The parties filed an agreed statement of facts in accordance with section 191 of the Evidence Act, joint written submissions and draft consent orders.

Relevant Market

The parties agreed that the relevant market was the Australia-wide market for the sale and acquisition of Ticketing Related Services.  What comprised "ticketing related services" was set out in details in the Statement of Agreed Facts.

Market Share

During the relevant period, Ticketek's approximate market share of the Ticketing Related Services Market was estimated to be about 45%.  This was based on the number of total tickets sold by Ticketek as a percentage of the total number of all tickets sold for live entertainment events across Australia. 

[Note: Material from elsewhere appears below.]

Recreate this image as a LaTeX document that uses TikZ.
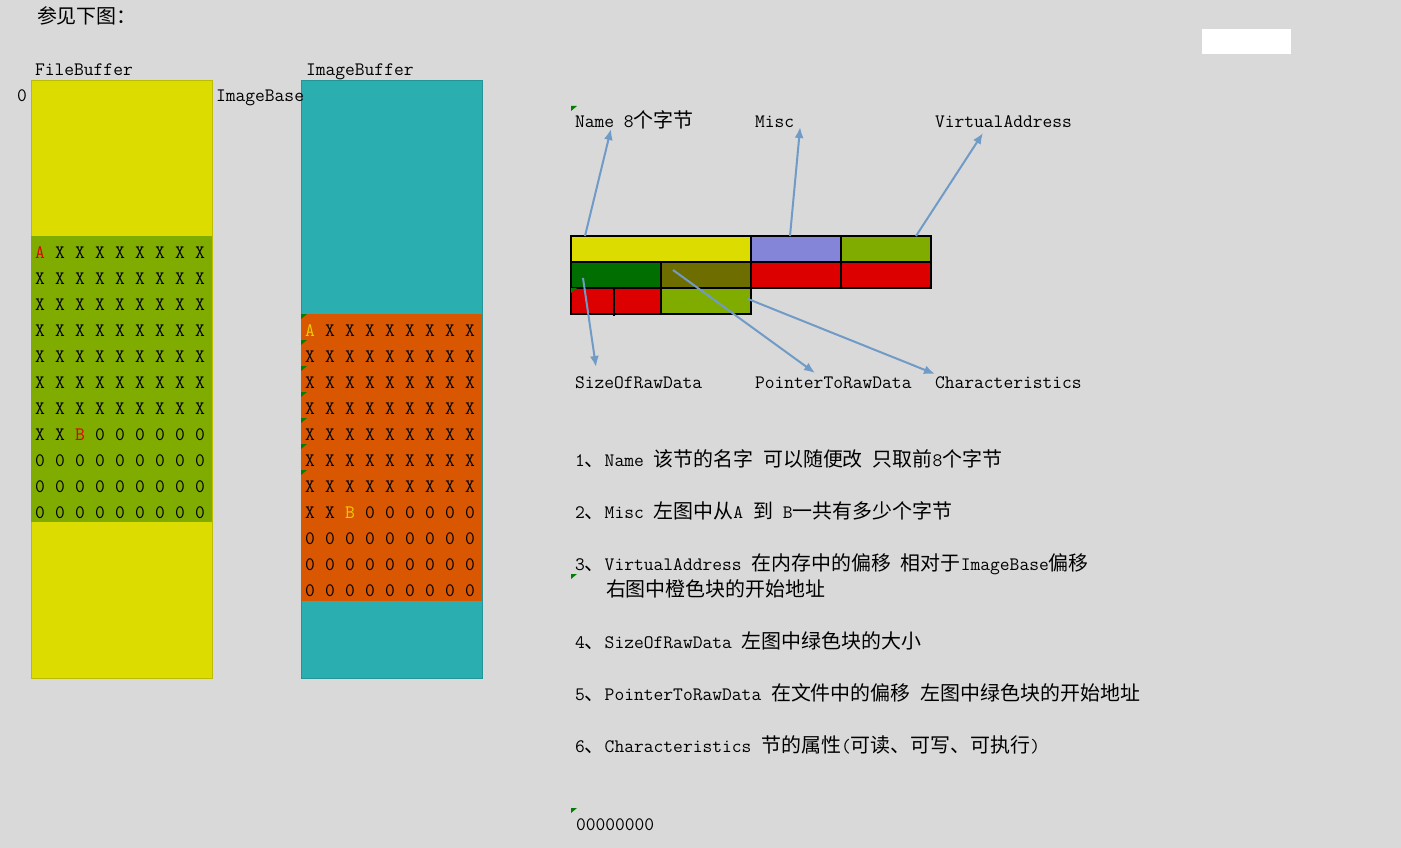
\documentclass[tikz,border=0pt]{standalone}
\usepackage{fontspec}
\usepackage{xcolor}
\usepackage{tikz}
\usetikzlibrary{calc, arrows.meta}

\newfontfamily\cjk[Scale=1.05]{Noto Sans CJK SC}
\newcommand{\zh}[1]{{\cjk #1}}

\definecolor{sheetGray}{RGB}{217,217,217}
\definecolor{fileYellow}{RGB}{220,220,0}
\definecolor{rawGreen}{RGB}{128,172,0}
\definecolor{imgTeal}{RGB}{42,174,176}
\definecolor{secOrange}{RGB}{217,87,0}
\definecolor{miscPurple}{RGB}{132,132,216}
\definecolor{sizeGreen}{RGB}{0,110,0}
\definecolor{ptrOlive}{RGB}{110,110,0}
\definecolor{cellRed}{RGB}{220,0,0}
\definecolor{arrowBlue}{RGB}{113,155,199}
\definecolor{markGreen}{RGB}{0,128,0}
\definecolor{letterRed}{RGB}{220,0,0}
\definecolor{letterGold}{RGB}{240,205,0}

\begin{document}
\begin{tikzpicture}[x=1pt, y=-1pt,
    font=\fontsize{19}{22}\selectfont\ttfamily,
    every node/.style={inner sep=0pt, outer sep=0pt},
    txt/.style={anchor=base west},
    gridch/.style={anchor=base},
    cell/.style={draw=black, line width=1.3pt, anchor=north west,
                 minimum width=90pt, minimum height=26pt},
    arr/.style={arrowBlue, line width=2pt, -{Latex[length=11pt,width=9pt]}}]
    % Sheet (pixel grid, y runs down)
    \fill[sheetGray] (0,0) rectangle (1401,848);
    \useasboundingbox (0,0) rectangle (1401,848);
    \fill[white] (1202,29) rectangle (1291,54);

    \node[txt] (intro) at (37,24) {\zh{参见下图：}};

    % Two buffers
    \filldraw[fill=fileYellow, draw=fileYellow!85!black, line width=0.8pt] (31,80) rectangle (212,678);
    \fill[rawGreen] (31,236) rectangle (211.6,522);
    \filldraw[fill=imgTeal, draw=imgTeal!85!black, line width=0.8pt] (301,80) rectangle (482,678);
    \fill[secOrange] (301,314) rectangle (481.6,601);

    \node[txt] (fbTitle) at (35,76) {FileBuffer};
    \node[txt] (ibTitle) at (306,76) {ImageBuffer};
    \node[txt] (zeroOff) at (17,102) {0};
    \node[txt] (imgBase) at (216,102) {ImageBase};

    % Section bytes: A ... B, then zero padding
    \foreach \blk/\bx/\by/\hl in {fb/40/258/letterRed, ib/310/336/letterGold}
      \foreach \r in {0,...,10}
        \foreach \c in {0,...,8} {
          \pgfmathtruncatemacro{\i}{9*\r+\c}
          \ifnum\i=0 \def\ch{\textcolor{\hl}{A}}\else
            \ifnum\i=65 \def\ch{\textcolor{\hl}{B}}\else
              \ifnum\i<65 \def\ch{X}\else \def\ch{0}\fi\fi\fi
          \node[gridch] (\blk-\r-\c) at (\bx+20*\c, \by+26*\r) {\ch};
        }

    % Comment markers
    \foreach \y in {314,340,...,470}
      \fill[markGreen] (301,\y) -- ++(6,0) -- ++(-6,5) -- cycle;
    \foreach \y in {106,574,808}
      \fill[markGreen] (571,\y) -- ++(6,0) -- ++(-6,5) -- cycle;

    % Section header table
    \node[cell, fill=fileYellow, minimum width=180pt] (nameCell) at (571,236) {};
    \node[cell, fill=miscPurple] (miscCell) at (751,236) {};
    \node[cell, fill=rawGreen] (vaCell) at (841,236) {};
    \node[cell, fill=sizeGreen] (sizeCell) at (571,262) {};
    \node[cell, fill=ptrOlive] (ptrCell) at (661,262) {};
    \node[cell, fill=cellRed] (redA) at (751,262) {};
    \node[cell, fill=cellRed] (redB) at (841,262) {};
    \node[cell, fill=cellRed, minimum width=43pt] (redC) at (571,288) {};
    \node[cell, fill=cellRed, minimum width=47pt] (redD) at (614,288) {};
    \node[cell, fill=rawGreen] (charCell) at (661,288) {};
    \draw[line width=2pt] (redD.north west) -- ([yshift=-2pt]redD.south west);
    \fill[markGreen] (571,288) -- ++(6,0) -- ++(-6,5) -- cycle;

    % Field names
    \node[txt] (nameLbl) at (575,128) {Name 8\zh{个字节}};
    \node[txt] (miscLbl) at (755,128) {Misc};
    \node[txt] (vaLbl) at (935,128) {VirtualAddress};
    \node[txt] (sizeLbl) at (575,388) {SizeOfRawData};
    \node[txt] (ptrLbl) at (755,388) {PointerToRawData};
    \node[txt] (charLbl) at (935,388) {Characteristics};

    \draw[arr] ($(nameCell.north west)+(14,0)$) -- ($(nameLbl.base west)+(36,1)$);
    \draw[arr] ($(miscCell.north west)+(39,0)$) -- ($(miscLbl.base east)+(6,-1)$);
    \draw[arr] ($(vaCell.north west)+(75,0)$) -- ($(vaLbl.base west)+(48,5)$);
    \draw[arr] ($(sizeCell.north west)+(12,16)$) -- ($(sizeLbl.base west)+(21,-21)$);
    \draw[arr] ($(ptrCell.north west)+(12,8)$) -- ($(ptrLbl.base west)+(60,-15)$);
    \draw[arr] ($(charCell.north west)+(87,11)$) -- ($(charLbl.base west)+(0,-14)$);

    % Notes
    \node[txt] (note1) at (575,466) {1\zh{、}Name \zh{该节的名字} \zh{可以随便改} \zh{只取前}8\zh{个字节}};
    \node[txt] (note2) at (575,518) {2\zh{、}Misc \zh{左图中从}A \zh{到} B\zh{一共有多少个字节}};
    \node[txt] (note3) at (575,570) {3\zh{、}VirtualAddress \zh{在内存中的偏移} \zh{相对于}ImageBase\zh{偏移}};
    \node[txt] (note3b) at (606,596) {\zh{右图中橙色块的开始地址}};
    \node[txt] (note4) at (575,648) {4\zh{、}SizeOfRawData \zh{左图中绿色块的大小}};
    \node[txt] (note5) at (575,700) {5\zh{、}PointerToRawData \zh{在文件中的偏移} \zh{左图中绿色块的开始地址}};
    \node[txt] (note6) at (575,752) {6\zh{、}Characteristics \zh{节的属性}(\zh{可读、可写、可执行})};
    \node[txt] (zeros) at (576,830) {00000000};
\end{tikzpicture}
\end{document}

The parties agreed that whilst there were relatively low barriers to entry for new entrants establishing a ticketing related service business to supply a partial service offering, there were barriers to potential/existing suppliers entering/expanding into a business capable of providing a full service offering. 

As to competitive constraints, the parties agreed that very few other existing or potential service providers had the capability to effectively compete with Ticketek and, as such Ticketek was not constrained to any substantial degree.

Based on these factors, the parties agreed that Ticketek has a substantial degree of market power in the relevant market.

Taking Advantage

The parties also agreed that its conduct in refusing to implement, or removing discounted ticket types, was materially facilitated by its market power.

Finally, the parties agreed that Ticketek's conduct was for purpose of deterring or preventing Lasttix from supplying certain Ticketing Related Services in the relevant market.


As to penalty, the Court applied the "French Factors" as set out in TPC v CSR Ltd (1991) ATPR 41-076, and the principles in NW Frozen Foods Pty Limited v ACCC [1996] FCA 1134 and J McPhee & Son (Australia) Pty Limited v ACCC [2000] FCA 365, which expand on the French factors.

The court was satisfied that the penalty of $2.5million as proposed by the parties was appropriate as were the declarations and other orders sought and ordered accordingly.